The witness, a young man in his late teens, was in the fish and chip shop buying a meal with his younger brother and sister and he says he saw that the girl had a kitchen knife but at no time did he feel threatened or that the girl was a threat to his younger siblings. When police arrived, he says, the three male officers barely even spoke to the girl before one of the police drew a Taser and fired the device at the girl. The witness says he was horrified at the unnecessary violence and the effect on the girl who screamed in pain and fell heavily to her side, injuring herself.

The witness says he believes that any one of the three officers could have overpowered the girl without using a Taser and it seemed to him that the police response was “completely over the top” and demonstrated to him that police training about Tasers must be inadequate. He said it is his concern that just one application of the Taser to the girl might have killed her and he does not understand why police could not have dealt with her without using a potentially lethal weapon on such a small, young person.

Peter Pyke says Queensland police argued for access to an Electronic Control Device weapon to be used “as a last resort before using a firearm”. “Were all three of these cops in fear of their lives from one small 17-year-old girl?” he asks.

Pyke is aware that the girl is alleged to have been armed with a ten inch kitchen knife, but there were three male officers present and he wonders why a baton strike from any one of them could not have disarmed the girl. Pyke says he understands that the girl was threatening self-harm and had asked police to shoot her which are less the actions of a person who is a threat to police than the actions of a person in serious mental distress, one of the categories of citizen most at risk to the most harmful consequences of a Taser application, he understands.

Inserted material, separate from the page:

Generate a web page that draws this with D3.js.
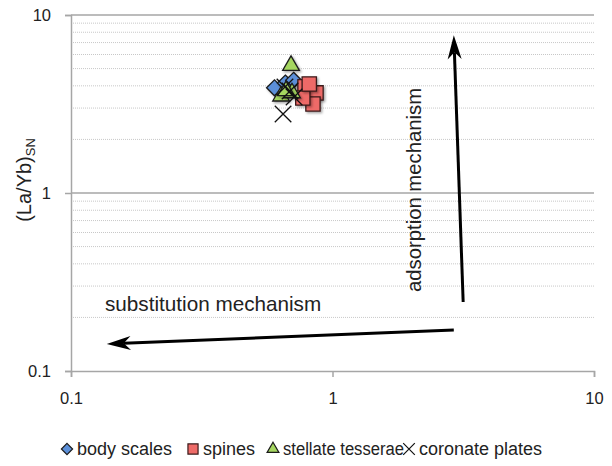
<!DOCTYPE html>
<html>
<head>
<meta charset="utf-8">
<script src="https://cdn.jsdelivr.net/npm/d3@7"></script>
<style>
  body { margin: 0; background: #fff; }
  svg { font-family: "Liberation Sans", Arial, Helvetica, sans-serif; }
</style>
</head>
<body>
<svg id="chart"></svg>
<script>
let width = 612,
  height = 466;

// Data: [La/Yb ratio x, (La/Yb)SN y]
const bodyScales = [[0.60, 3.9], [0.66, 4.15], [0.71, 4.3]];
const spines = [[0.785, 3.95], [0.865, 3.65], [0.842, 3.16], [0.77, 3.42], [0.815, 4.1]];
const stellateTesserae = [[0.694, 5.2], [0.636, 3.5], [0.70, 3.65], [0.664, 3.75]];
const coronatePlates = [[0.647, 2.78], [0.688, 3.74], [0.713, 3.46], [0.658, 3.94]];

const seriesNames = ["body scales", "spines", "stellate tesserae", "coronate plates"];
const tickValues = [0.1, 1, 10];
const tickLabels = ["0.1", "1", "10"];
const minorValues = [0.2, 0.3, 0.4, 0.5, 0.6, 0.7, 0.8, 0.9, 2, 3, 4, 5, 6, 7, 8, 9];

// arrows: [start, end] in data coordinates
const adsorptionArrow = [[3.16, 0.244], [2.91, 7.7]];
const substitutionArrow = [[2.91, 0.17], [0.137, 0.142]];

let svg = d3.select("#chart").attr("width", width).attr("height", height);

let x = d3.scaleLog().domain([0.1, 10]).range([71, 594]);
let y = d3.scaleLog().domain([0.1, 10]).range([371, 15]);

// shadow for markers
let defs = svg.append("defs");
defs.append("filter")
  .attr("id", "shadow")
  .attr("x", "-50%").attr("y", "-50%")
  .attr("width", "200%").attr("height", "200%")
  .append("feDropShadow")
  .attr("dx", 1.5).attr("dy", 1.5)
  .attr("stdDeviation", 1)
  .attr("flood-color", "#000")
  .attr("flood-opacity", 0.35);

// Gridlines
svg.append("g")
  .selectAll("line")
  .data(minorValues)
  .enter()
  .append("line")
  .attr("x1", x(0.1)).attr("x2", x(10))
  .attr("y1", (d) => y(d)).attr("y2", (d) => y(d))
  .attr("stroke", "#c8c8c8")
  .attr("stroke-width", 1)
  .attr("stroke-dasharray", "1,1");

svg.append("g")
  .selectAll("line")
  .data([1, 10])
  .enter()
  .append("line")
  .attr("x1", x(0.1)).attr("x2", x(10))
  .attr("y1", (d) => y(d)).attr("y2", (d) => y(d))
  .attr("stroke", "#a6a6a6")
  .attr("stroke-width", 1.5);

// Axes
let xAxis = svg.append("g")
  .attr("transform", "translate(0," + y(0.1) + ")")
  .call(d3.axisBottom(x).tickValues(tickValues).tickFormat((d, i) => tickLabels[i]).tickSizeOuter(0).tickSize(6).tickPadding(12));

let yAxis = svg.append("g")
  .attr("transform", "translate(" + x(0.1) + ",0)")
  .call(d3.axisLeft(y).tickValues(tickValues).tickFormat((d, i) => tickLabels[i]).tickSizeOuter(0).tickSize(6).tickPadding(14));

[xAxis, yAxis].forEach((a) => {
  a.select(".domain").attr("stroke", "#a6a6a6").attr("stroke-width", 1.5);
  a.selectAll(".tick line").attr("stroke", "#a6a6a6").attr("stroke-width", 1.5);
  a.selectAll(".tick text").attr("font-size", 16.5).attr("fill", "#222")
    .style("font-family", "'Liberation Sans', Arial, sans-serif");
});
xAxis.selectAll(".tick text").attr("dy", "0.9em");

// Y axis title
let ytitle = svg.append("text")
  .attr("transform", "translate(31,180) rotate(-90)")
  .attr("text-anchor", "middle")
  .attr("font-size", 20)
  .attr("fill", "#222");
ytitle.append("tspan").text("(La/Yb)");
ytitle.append("tspan").attr("font-size", 13).attr("dy", 4).text("SN");

// Arrows
function drawArrow(pts) {
  let p0 = [x(pts[0][0]), y(pts[0][1])],
    p1 = [x(pts[1][0]), y(pts[1][1])];
  let dx = p1[0] - p0[0],
    dy = p1[1] - p0[1],
    len = Math.sqrt(dx * dx + dy * dy);
  let ux = dx / len, uy = dy / len, px = -uy, py = ux;
  let L = 24, W = 7, notch = 17;
  let back = [p1[0] - ux * L, p1[1] - uy * L];
  let nt = [p1[0] - ux * notch, p1[1] - uy * notch];
  svg.append("line")
    .attr("x1", p0[0]).attr("y1", p0[1])
    .attr("x2", nt[0]).attr("y2", nt[1])
    .attr("stroke", "#000")
    .attr("stroke-width", 3);
  svg.append("path")
    .attr("d", "M" + p1[0] + "," + p1[1] +
      "L" + (back[0] + px * W) + "," + (back[1] + py * W) +
      "L" + nt[0] + "," + nt[1] +
      "L" + (back[0] - px * W) + "," + (back[1] - py * W) + "Z")
    .attr("fill", "#000");
}
drawArrow(adsorptionArrow);
drawArrow(substitutionArrow);

svg.append("text")
  .attr("x", 105).attr("y", 311)
  .attr("font-size", 20.7)
  .attr("fill", "#222")
  .text("substitution mechanism");

svg.append("text")
  .attr("transform", "translate(421,190) rotate(-90)")
  .attr("text-anchor", "middle")
  .attr("font-size", 20.3)
  .attr("fill", "#222")
  .text("adsorption mechanism");

// Marker shapes
const symbols = [
  { type: d3.symbolDiamond2, size: 160, fill: "#5b8fd8", stroke: "#1a1a1a" },
  { type: d3.symbolSquare2, size: 260, fill: "#ee6b68", stroke: "#3a1a1a" },
  { type: d3.symbolTriangle2, size: 200, fill: "#a5d660", stroke: "#1a1a1a" },
  { type: d3.symbolX, size: 180, fill: "none", stroke: "#111" },
];
const allSeries = [bodyScales, spines, stellateTesserae, coronatePlates];

allSeries.forEach((data, i) => {
  let s = symbols[i];
  svg.append("g")
    .selectAll("path")
    .data(data)
    .enter()
    .append("path")
    .attr("transform", (d) => "translate(" + x(d[0]) + "," + y(d[1]) + ")")
    .attr("d", d3.symbol().type(s.type).size(s.size))
    .attr("fill", s.fill)
    .attr("stroke", s.stroke)
    .attr("stroke-width", 1.3)
    .attr("filter", i < 3 ? "url(#shadow)" : null);
});

// Legend
const legendX = [67, 193, 273, 409];
let legend = svg.append("g");
seriesNames.forEach((name, i) => {
  let s = symbols[i];
  legend.append("path")
    .attr("transform", "translate(" + legendX[i] + ",449)")
    .attr("d", d3.symbol().type(s.type).size(s.size * 0.5))
    .attr("fill", s.fill)
    .attr("stroke", s.stroke)
    .attr("stroke-width", 1.2);
  let t = legend.append("text")
    .attr("x", legendX[i] + 10)
    .attr("y", 455)
    .attr("font-size", 18)
    .attr("fill", "#222")
    .text(name);
  if (i === 2) t.attr("textLength", 121).attr("lengthAdjust", "spacingAndGlyphs");
});
</script>
</body>
</html>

Pyke says the Queensland Police Service top cop’s attitude to Tasers could only be described as “lethally dangerous” from the start of the flawed and premature introduction of the devices to general duties police in 2007 but the unnecessary Tasering of the girl demonstrates spectacularly that the Bligh government is either unable or unwilling to stop police from misusing the weapons when civil society agencies world-wide have linked the devices to the deaths of nearly 500 people and many agencies in other jurisdictions categorise the weapons as “potentially lethal”.

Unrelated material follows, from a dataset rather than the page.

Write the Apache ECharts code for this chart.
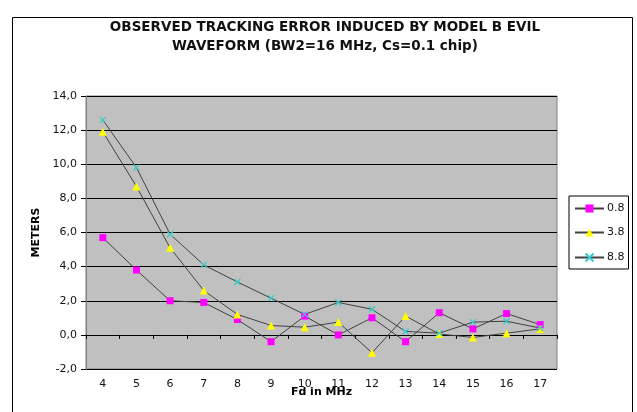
<!DOCTYPE html>
<html>
<head>
<meta charset="utf-8">
<script src="https://cdn.jsdelivr.net/npm/echarts@6/dist/echarts.min.js"></script>
<style>
  html, body { margin: 0; padding: 0; background: #fff; }
  #chart { width: 637px; height: 412px; }
</style>
</head>
<body>
<div id="chart"></div>
<script>
const categories = ['4', '5', '6', '7', '8', '9', '10', '11', '12', '13', '14', '15', '16', '17']
const seriesNames = ['0.8', '3.8', '8.8']
const values08 = [5.7, 3.8, 2.0, 1.9, 0.9, -0.4, 1.1, 0.0, 1.0, -0.4, 1.3, 0.35, 1.25, 0.6]
const values38 = [11.9, 8.7, 5.1, 2.6, 1.2, 0.55, 0.45, 0.75, -1.05, 1.1, 0.05, -0.15, 0.1, 0.35]
const values88 = [12.6, 9.8, 5.9, 4.1, 3.1, 2.15, 1.2, 1.9, 1.5, 0.2, 0.1, 0.75, 0.8, 0.4]

const chart = echarts.init(document.getElementById('chart'))

const lineColor = '#404040'
const font = 'DejaVu Sans, Liberation Sans, sans-serif'

const makeSeries = (name, data, symbol, size, color, stroke) => ({
  name: name,
  type: 'line',
  data: data,
  symbol: symbol,
  symbolSize: size,
  showAllSymbol: true,
  lineStyle: { color: lineColor, width: 1 },
  itemStyle: stroke
    ? { color: 'none', borderColor: color, borderWidth: 1.2 }
    : { color: color, borderWidth: 0 },
  emphasis: { disabled: true },
  z: 3,
})

const option = {
  animation: false,
  backgroundColor: '#fff',
  textStyle: { fontFamily: font },
  title: {
    text: 'OBSERVED TRACKING ERROR INDUCED BY MODEL B EVIL\nWAVEFORM (BW2=16 MHz, Cs=0.1 chip)',
    left: 320,
    textAlign: 'center',
    top: 13,
    textStyle: {
      fontFamily: font,
      fontSize: 13.5,
      fontWeight: 'bold',
      color: '#111',
      lineHeight: 19,
    },
  },
  graphic: [
    {
      type: 'rect',
      shape: { x: 12.5, y: 17.5, width: 620, height: 420 },
      style: { fill: 'none', stroke: '#000', lineWidth: 1 },
      silent: true,
    },
  ],
  legend: {
    orient: 'vertical',
    left: 569,
    top: 196,
    padding: [7, 4, 5, 5],
    itemGap: 13,
    itemWidth: 29,
    itemHeight: 10,
    backgroundColor: '#fff',
    borderColor: '#000',
    borderWidth: 1,
    borderRadius: 0,
    data: seriesNames,
    textStyle: { fontFamily: font, fontSize: 11, color: '#111', padding: [0, 0, 0, -2] },
  },
  grid: {
    left: 86,
    right: 80,
    top: 96,
    bottom: 43,
    show: true,
    backgroundColor: '#c0c0c0',
    borderColor: '#808080',
    borderWidth: 1,
    containLabel: false,
    outerBoundsMode: 'none',
  },
  xAxis: {
    type: 'category',
    data: categories,
    boundaryGap: true,
    name: 'Fd in MHz',
    nameLocation: 'middle',
    nameGap: 18,
    nameMoveOverlap: false,
    nameTextStyle: { fontFamily: font, fontSize: 11, fontWeight: 'bold', color: '#000' },
    axisLine: { onZero: true, lineStyle: { color: '#000', width: 1 } },
    axisTick: { show: true, alignWithLabel: false, length: 4, lineStyle: { color: '#000' } },
    axisLabel: { fontFamily: font, fontSize: 11, color: '#111', margin: 10 },
    splitLine: { show: false },
  },
  yAxis: {
    type: 'value',
    min: -2,
    max: 14,
    interval: 2,
    name: 'METERS',
    nameLocation: 'middle',
    nameGap: 44,
    nameRotate: 90,
    nameTextStyle: { fontFamily: font, fontSize: 11, fontWeight: 'bold', color: '#000' },
    axisLine: { show: true, onZero: false, lineStyle: { color: '#808080' } },
    axisTick: { show: true, length: 5, lineStyle: { color: '#000' } },
    axisLabel: {
      fontFamily: font,
      fontSize: 11,
      color: '#111',
      margin: 9,
      formatter: (v) => v.toFixed(1).replace('.', ','),
    },
    splitLine: { show: true, lineStyle: { color: '#000', width: 1 } },
  },
  series: [
    makeSeries(seriesNames[0], values08, 'rect', 7, '#ff00ff', false),
    makeSeries(seriesNames[1], values38, 'triangle', 8, '#ffff00', false),
    makeSeries(seriesNames[2], values88, 'path://M0,0L10,10M10,0L0,10', 6, '#33cccc', true),
  ],
}

chart.setOption(option)
</script>
</body>
</html>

“In relation to the Palm Island death in custody of Cameron Doomadgee police commissioner Atkinson’s leadership of the Queensland Police Service has been nothing but outrageous, but his failure to prevent his officers from using Tasers on children is beyond the pale,” says Pyke. “Whether this is a training or a disciplinary matter, Atkinson must go.

“Premier Bligh, what sort of a police state have you created?”

The Tasered girl is the second female child to be Tasered in Queensland since Tasers were supplied to Queensland police. The first incident, which happened at South Bank in Brisbane, was concealed by police but came to light when a magistrate refused to suppress the matter at a police prosecutor’s request.

Pyke says Queensland police either don’t care or don’t understand that just one application of the Taser to a small person, a person with a weakened heart, or a person affected by drugs and/or alcohol may end their life, something which has been recognised by United States law enforcement agencies since December 2009.

Former-police sergeant Peter Pyke says while Atkinson’s inadequacies as a police commissioner have drawn concerned and weighty condemnation from senior legal sources, civil society and the community, none of that was of any consequence to Premier Bligh when she last year inexplicably extended commissioner Atkinson’s contract.

“If we have an uncaring and/or incompetent Police Commissioner, then we can only blame the weather girl,” says Pyke.

BACKGROUND:

In 2007, Western Australia was the first Australian state to equip its police with Taser stun guns. By January 2008, the Northern Territory began handing out Tasers to its cops. It was in July 2009, that New South Wales spent $10 million of tax-payers’ hard-earned to equip frontline general duties cops with 1,962 Taser stun guns paying top-dollar at about $1,800 a unit.

In Queensland, the state government announced a trial of Tasers would commence on 1 July 2007, “for 12 months to examine the use of the Taser X26 as a less than lethal force option in a general policing environment”.

Seventy nine North Americans alone died in 2007 after being Tasered by police, five in Canada.

Since 1999, at least 463 people have died in North America to police use of Tasers. As many as twenty-eight people have died in Canada since 2003 after police used Tasers on them.

One Canadian and 56 Americans died in 2009 after they were Tasered by police, including a 16-year-old, a 15-year-old and a 17-year-old who became at least the fifth 17-year-old to die in North America to the Taser.

Australian general duties police have gained access to stun guns by using the emotive argument: “We need a less than lethal option for armed offenders”.

Australia’s first Taser death occurred in 2002 when a 56-year-old NSW man died 12 days after he was shocked with a Taser. The man received three Taser shocks after threatening police with a frying pan. According to his death certificate, the man died of a heart attack. He is said to have had a pre-existing heart condition and hepatitis C, and to have been a schizophrenic.